Five minutes after you’re done eating, wash your dinner plates and everything that’s been soaking in the water (which should be no more than a stoneware dish, dinner plates/silverware and whatever you cooked the beans in).
Ta-da. Done with everything ten minutes after you’re done eating. Don’t let that shit sit, it’ll cake on something fierce.
Joel- Look for portable dishwashers. They cost about $100 more than under-counter because of the shell built around them, but they’re the same thing. We found a bunch on craigslist for cheap.
You roll the sucker over to the kitchen sink, hook up the water supply to the faucet (it comes with an adapter to do this), hook the drain hose over the edge of the sink, and plug it into 110. That’s it. Now you’re washing like the people in the ‘burbs.
My girlfriend cooks, so I do the dishes. This works well for us, but in our small galley-like kitchen, it doesn’t allow for the “clean as you go” method.
I learned the finer points of washing huge piles of dishes as a dishwasher for a very large, very busy restaurant when I was 15. I use the same strategies today.
First, I approach the great mess with a simple, short term goal — I’m just going to organize everything so it’s all ready to clean *later* (yet I *always* end up going ahead and cleaning them right then). The organizing really helps the process, helps me start the job without feeling like I’m committing to the whole job.
First, I assign a dirty glass for all the silverware and utensils — fill it halfway with some hot soapy water, and then collect all the silverware, etc. They’ll be out of your way and practically cleaning themselves while you work through the rest of the pile.

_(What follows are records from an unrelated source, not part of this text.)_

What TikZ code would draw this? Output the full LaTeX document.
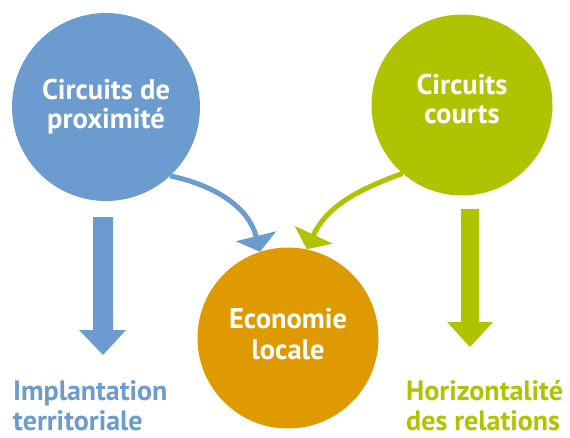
\documentclass[tikz,border=0pt]{standalone}
\usepackage{fontspec}
\setmainfont{PT Sans}
\usetikzlibrary{arrows.meta}
\definecolor{cblue}{HTML}{6C9BCF}
\definecolor{cgreen}{HTML}{AFC300}
\definecolor{corange}{HTML}{DE9A00}
\tikzset{
  bubble/.style={circle, inner sep=0pt, text=white, align=center,
    font=\bfseries\fontsize{28.5}{29}\selectfont},
  lbl/.style={align=left, inner sep=0pt, font=\bfseries\fontsize{28}{30}\selectfont},
  curvearrow/.style={line width=5pt, -{Triangle[width=41pt,length=16pt]}},
}
\begin{document}
\begin{tikzpicture}[x=1pt,y=-1pt]
\useasboundingbox (0,0) rectangle (570,437);
\node[bubble, fill=cblue, minimum size=188pt] (prox) at (106,107) {Circuits de\\proximité};
\node[bubble, fill=cgreen, minimum size=181pt, text depth=12pt] (courts) at (462,105) {Circuits\\courts};
\node[bubble, fill=corange, minimum size=181pt, text depth=9pt,
  font=\bfseries\fontsize{28.5}{31}\selectfont] (eco) at (288,338) {Economie\\locale};
% block arrows
\fill[cblue] (93,217) -- (113,217) -- (113,330) -- (126,330) -- (103,355) -- (79,330) -- (93,330) -- cycle;
\fill[cgreen] (461,209) -- (479,209) -- (479,322) -- (493,322) -- (470,347) -- (447,322) -- (461,322) -- cycle;
% curved arrows
\draw[curvearrow, cblue] (prox.-47) to[out=-12, in=104] (eco.108);
\draw[curvearrow, cgreen] (courts.-131) to[out=-160, in=65] (eco.78);
% labels
\node[lbl, text=cblue, anchor=base west] (impl) at (13,430.5) {Implantation\\territoriale};
\node[lbl, text=cgreen, anchor=base west] (horiz) at (406,430.5) {Horizontalité\\des relations};
\end{tikzpicture}
\end{document}
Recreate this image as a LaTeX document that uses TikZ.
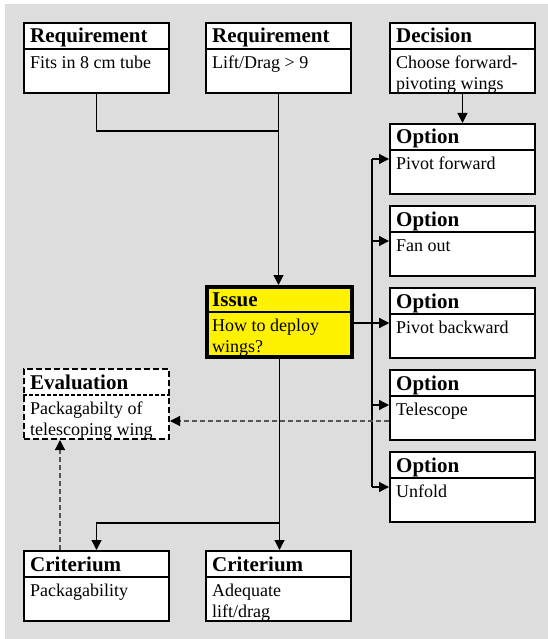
\documentclass[tikz,border=0pt]{standalone}
\usepackage{fontspec}
\setmainfont{Liberation Serif}
\usetikzlibrary{arrows.meta,calc}
\definecolor{bggray}{RGB}{221,221,221}
\definecolor{dashgray}{RGB}{85,85,85}
\newcommand\mkbox[7]{%
  \node[boxbase,#6,anchor=north west] (#1) at (#2,#3) {};
  \draw[#7] ([yshift=-27pt]#1.north west) -- ([yshift=-27pt]#1.north east);
  \node[titletxt,anchor=base west] (#1-t) at ([xshift=7pt,yshift=-21pt]#1.north west) {#4};
  \node[bodytxt,anchor=north west] (#1-b) at ([xshift=7pt,yshift=-32pt]#1.north west) {\rule{0pt}{14pt}#5};
}
\begin{document}
\begin{tikzpicture}[x=1pt,y=-1pt,
  boxbase/.style={draw=black, line width=2pt, fill=white, minimum width=145pt, minimum height=70pt, inner sep=0pt},
  plainbox/.style={},
  issuebox/.style={fill=yellow, line width=4pt},
  evalbox/.style={dash pattern=on 6pt off 3pt},
  seprule/.style={line width=1.5pt},
  evalsep/.style={line width=1.5pt, dash pattern=on 4pt off 2pt},
  titletxt/.style={inner sep=0pt, font=\fontsize{21}{24}\selectfont\bfseries},
  bodytxt/.style={inner sep=0pt, align=left, font=\fontsize{18}{21}\selectfont},
  conn/.style={line width=1.2pt},
  arr/.style={conn, -{Triangle[length=10pt,width=10pt]}},
  dasharr/.style={line width=1.2pt, draw=dashgray, dash pattern=on 5pt off 3pt, -{Triangle[length=10pt,width=10pt,color=black]}}
]
\useasboundingbox (0,0) rectangle (548,639);
\fill[bggray] (5,4) rectangle (548,639);

\mkbox{req1}{23}{22}{Requirement}{Fits in 8 cm tube}{plainbox}{seprule}
\mkbox{req2}{205}{22}{Requirement}{Lift/Drag > 9}{plainbox}{seprule}
\mkbox{dec}{389}{22}{Decision}{Choose forward-\\pivoting wings}{plainbox}{seprule}
\mkbox{opt1}{389}{123}{Option}{Pivot forward}{plainbox}{seprule}
\mkbox{opt2}{389}{205}{Option}{Fan out}{plainbox}{seprule}
\mkbox{opt3}{389}{287}{Option}{Pivot backward}{plainbox}{seprule}
\mkbox{opt4}{389}{369}{Option}{Telescope}{plainbox}{seprule}
\mkbox{opt5}{389}{451}{Option}{Unfold}{plainbox}{seprule}
\mkbox{issue}{205}{285}{Issue}{How to deploy\\wings?}{issuebox}{seprule}
\mkbox{eval}{23}{368}{Evaluation}{Packagabilty of\\telescoping wing}{evalbox}{evalsep}
\mkbox{crit1}{23}{550}{Criterium}{Packagability}{plainbox}{seprule}
\mkbox{crit2}{205}{550}{Criterium}{Adequate\\lift/drag}{plainbox}{seprule}

\coordinate (brk) at (372,0);
\coordinate (j1) at (0,131);
\coordinate (j2) at (0,523);
\foreach \k in {1,...,5} {\coordinate (p\k) at ([yshift=-36pt]opt\k.north west);}
\coordinate (q4) at ([yshift=-52pt]opt4.north west);
\coordinate (c1) at ([xshift=37pt]crit1.north west);

\draw[conn] (req1.south) |- (req2.south |- j1);
\draw[arr] (req2.south) -- (req2.south |- issue.north);
\draw[arr] (dec.south) -- (opt1.north);
\draw[conn] (brk |- p1) -- (brk |- p5);
\foreach \k in {1,...,5} {\draw[arr] (brk |- p\k) -- (p\k);}
\draw[arr] (issue.east |- p3) -- (p3);
\draw[dasharr] (q4) -- (eval.east |- q4);
\draw[dasharr] (c1) -- (eval.south -| c1);
\draw[arr] (issue.south) -- (issue.south |- crit2.north);
\draw[arr] (issue.south |- j2) -| (crit1.north);
\end{tikzpicture}
\end{document}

Next, group everything else in compatible piles. Again, you’re just organizing everything, getting ready to wash them. Stack the plates, put the salad bowl on top of that, stack any serving bowls inside the salad bowl, etc. Nice, neat stacks is what you’re looking for, scraping away extra food into the trash as you go.
Once you’ve got everything all organized, the actual washing will go much more smoothly and will be more enjoyable. I find the whole experience very zen-like and relaxing, actually.
It also helps a *lot* if I can listen to an audiobook or a podcast like This American Life or something while I work.
“Also, as a couple, the “whoever doesn’t cook is responsible for the cleanup” rule should help to add some pressure.”
I like this idea. Problem solved!
I got a dishwasher in my kitchen Suck on that haters.
You can get high off of washing dishes!
doublejack’s method is nearly the same as mine. Looking at the dishes as a series of small, simple tasks makes even the worst pile managable. I also have a pretty small dishrack, and I don’t believe in drying dishes with a towel [I'm lazy and I have no issue with water spots on my dishes], so I’m forced to stop washing when the dishrack’s full. It means once or twice a day, I spend 15-20 minutes doing dishes & cleaning the kitchen, and it’s usually a pretty easy task. And meditative, yeah.
Any dishes left over in the morning are done while my coffee is brewing.
I wake up and go straight to my coffee maker. During the 5 or 10 minutes it takes to brew coffee, I do the dishes and stick them in the dishwasher.
A mindless job like doing the dishes is best done when my mind is not yet running on all cylinders. It also makes me feel like I’ve accomplished something early in the morning.
The trick is to get all the dishes done BEFORE the coffee is done.
No man should ever be without a dishwasher, it is absolutely essential.
Like motorhead, I do my dishes in the morning while my coffee is brewing, but that usually just means putting them in the dw or putting clean ones away.
When it comes to dishes, I’m a complete and utter bum.
I’ll fluctuate between using paper plates and letting dishes sit for days. I’m sure the girlfriend loves it.